Long-listed for the Man Booker Prize last year, ‘The Last Hundred Days’ by Patrick McGuinness tells the story of a young British expat living in Romania at the time of the fall of Ceaucescu in 1989. Offered a job at a university, the unnamed narrator soon becomes embroiled in a web of corruption and betrayal. Loosely based on McGuinness’ own experiences, it is a shocking, sometimes brutal account of life under the shadow of a dictator and his rapid downfall. It is a story told with bleak authenticity.
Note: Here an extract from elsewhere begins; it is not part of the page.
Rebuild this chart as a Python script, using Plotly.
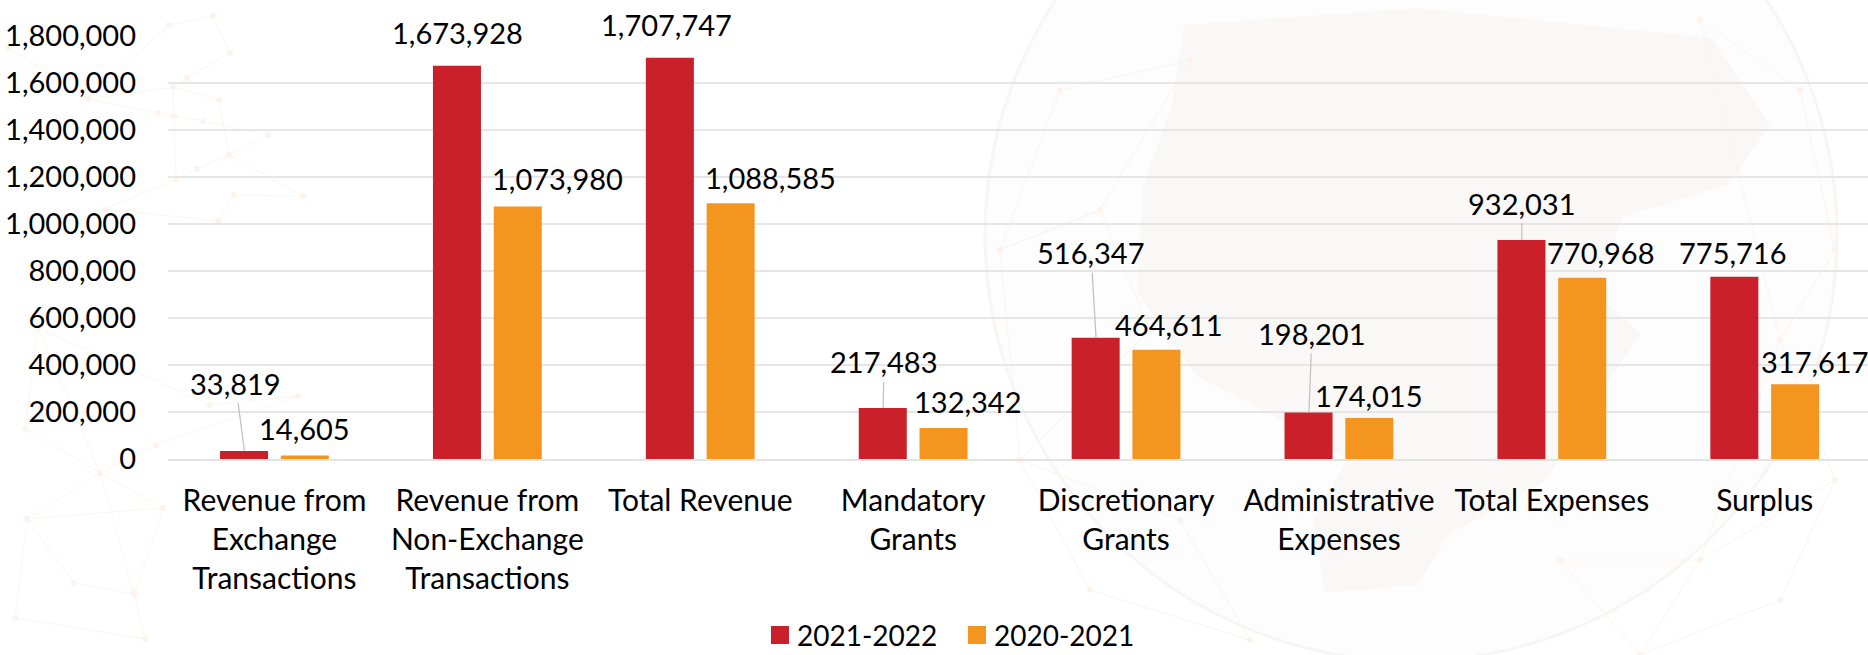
import plotly.graph_objects as go

categories = ["Revenue from<br>Exchange<br>Transactions", "Revenue from<br>Non-Exchange<br>Transactions",
              "Total Revenue", "Mandatory<br>Grants", "Discretionary<br>Grants",
              "Administrative<br>Expenses", "Total Expenses", "Surplus"]
values_2122 = [33819, 1673928, 1707747, 217483, 516347, 198201, 932031, 775716]
values_2021 = [14605, 1073980, 1088585, 132342, 464611, 174015, 770968, 317617]
y_ticks = [0, 200000, 400000, 600000, 800000, 1000000, 1200000, 1400000, 1600000, 1800000]

RED, ORANGE = "#C9202A", "#F4951F"
FONT = "Lato"
W, H = 1868, 655
L, T, B = 168, 36, 459

# label offsets in pixels from bar-top centre: (dx, dy, leader line?)
red_off = [(-9, -68, True), (0, -33, False), (-4, -33, False), (1, -46, True),
           (-5, -85, True), (3, -79, True), (0, -36.6, True), (-2, -24, False)]
org_off = [(0, -27, False), (40.5, -28.6, False), (40, -26, False), (25, -26, False),
           (13, -25, False), (0, -23, False), (19, -25, False), (20, -23, False)]


def px(x):
    return (x - L) / (W - L)


def py(y):
    return (B - y) / (B - T)


def path(points, close=False):
    d = "M " + " L ".join(f"{px(x):.4f},{py(y):.4f}" for x, y in points)
    return d + (" Z" if close else "")


# faint watermark behind the chart (page pixels)
land = [(1184, 25), (1418, 8), (1711, 38), (1770, 125), (1729, 184), (1623, 217), (1594, 292), (1641, 334),
        (1582, 418), (1547, 480), (1448, 535), (1418, 585), (1325, 593), (1313, 522), (1348, 459), (1278, 418),
        (1196, 376), (1137, 292), (1143, 188), (1172, 104)]
net_left = [(38, 328), (210, 405), (298, 396), (156, 445), (100, 473), (25, 429), (38, 328), (100, 473), (163, 508),
            (27, 519), (100, 473), (134, 594), (74, 583), (27, 519), (15, 618), (145, 639), (134, 594), (163, 508)]
net_top = [(8, 48), (88, 99), (169, 25), (213, 16), (230, 53), (187, 78), (173, 87), (88, 99), (158, 113), (174, 116),
           (203, 121), (268, 135), (229, 155), (197, 169), (176, 179), (105, 209), (218, 221), (234, 195), (303, 196),
           (229, 155), (219, 100), (173, 87), (174, 116), (176, 179)]
net_globe = [(1020, 460), (1090, 590), (1250, 640), (1180, 520), (1020, 460), (1000, 250), (1060, 90), (1190, 60),
             (1100, 210), (1000, 250), (1100, 210), (1150, 330), (1020, 460)]
net_right = [(1640, 655), (1700, 560), (1835, 480), (1780, 600), (1640, 655), (1560, 560), (1700, 560), (1780, 340),
             (1835, 250), (1800, 90), (1700, 20), (1780, 340), (1835, 480)]

shapes = [
    dict(type="circle", xref="paper", yref="paper", x0=px(985), x1=px(1837), y0=py(661), y1=py(-191),
         line=dict(color="#F8F6F4", width=3), fillcolor="rgba(252,252,251,0.6)", layer="below"),
    dict(type="path", xref="paper", yref="paper", path=path(land, True), fillcolor="#F9F8F6",
         line=dict(width=0), layer="below"),
]
for pts, col in ((net_left, "#FCF6F2"), (net_top, "#FCF6F2"), (net_globe, "#F9F4F0"), (net_right, "#F9F4F0")):
    shapes.append(dict(type="path", xref="paper", yref="paper", path=path(pts), line=dict(color=col, width=1),
                       layer="below"))
    for x, y in pts:
        shapes.append(dict(type="circle", xref="paper", yref="paper", x0=px(x - 3), x1=px(x + 3), y0=py(y + 3),
                           y1=py(y - 3), fillcolor="#FDF3EC", line=dict(width=0), layer="below"))

fig = go.Figure()
fig.add_bar(name="2021-2022", x=categories, y=values_2122, marker_color=RED, marker_line_width=0)
fig.add_bar(name="2020-2021", x=categories, y=values_2021, marker_color=ORANGE, marker_line_width=0)

annos = []
for i in range(len(categories)):
    for vals, off, sign in ((values_2122, red_off, -1), (values_2021, org_off, 1)):
        dx, dy, leader = off[i]
        a = dict(x=i, y=vals[i], xref="x", yref="y", text=f"{vals[i]:,}",
                 font=dict(family=FONT, size=29, color="#000"), xanchor="center", yanchor="middle")
        if leader:
            a.update(showarrow=True, arrowhead=0, arrowwidth=1.2, arrowcolor="#BFBFBF",
                     xshift=sign * 30, ax=dx, ay=dy, standoff=0, borderpad=2)
        else:
            a.update(showarrow=False, xshift=sign * 30 + dx, yshift=-dy)
        annos.append(a)

fig.update_layout(
    width=W, height=H, autosize=False,
    margin=dict(l=L, r=0, t=T, b=H - B, autoexpand=False),
    paper_bgcolor="white", plot_bgcolor="rgba(0,0,0,0)",
    barmode="group", bargap=0.429, bargroupgap=0.21,
    font=dict(family=FONT, size=28, color="#000"),
    annotations=annos, shapes=shapes,
    legend=dict(orientation="h", xref="container", yref="container", x=0.5107, xanchor="center",
                y=0.03, yanchor="middle", font=dict(size=28), traceorder="normal",
                itemwidth=30, entrywidth=152, bgcolor="rgba(0,0,0,0)"),
)
fig.update_xaxes(type="category", tickfont=dict(family=FONT, size=30), ticks="", ticklen=0,
                 showline=True, linecolor="#E3E3E3", linewidth=2, showgrid=False, tickangle=0,
                 range=[-0.5, 7.485], automargin=False, ticklabelstandoff=14)
fig.update_yaxes(range=[0, 1800000], tickvals=y_ticks, ticktext=[f"{v:,}" for v in y_ticks],
                 showgrid=True, gridcolor="#E6E6E6", gridwidth=2, zeroline=False, ticks="",
                 tickfont=dict(family=FONT, size=29), automargin=False, ticklabelstandoff=31)

post = """
document.body.style.margin = '0';
document.querySelectorAll('.legend path.legendbar, .legend .legendpoints path').forEach(function (p) {
  p.setAttribute('transform', 'translate(23,0) scale(1.5)');
});
"""
fig.write_html("out.html", post_script=post, config={"displayModeBar": False})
I recently read ‘Snowdrops‘ by A. D. Miller which shares a number of similarities with ‘The Last Hundred Days’. Both are tautly-written thrillers about the collapse/aftermath of communism in eastern Europe told from the point of view of cynical British expats and both were nominated for the Booker Prize last year. I enjoyed ‘Snowdrops’ but I think I slightly preferred ‘The Last Hundred Days’ which I think was a bit meatier in terms of overall substance even though the plot itself was often quite sketchy. Interestingly, it was ‘Snowdrops’ which went on to be short-listed for the prize. I hope that ‘The Last Hundred Days’ wasn’t overlooked from the final shortlist purely because of its coincidental similarities with ‘Snowdrops’.
While I was aware of the personality cult of Ceausescu before I read this, the cold reality of day-to-day life in Romania was still shocking to read about even in the form of a fictional account especially considering that 1989 was not all that long ago. The fact that McGuinness is also a poet clearly shows in his writing which offers some real insight into the underworld of corruption and everyday life in Bucharest during a tumultuous period of history. The characters are vividly drawn if not always likeable. In particular, the subtle development of the narrator’s journey from initial detachment to total involvement in events is fascinating. An impressive debut all round.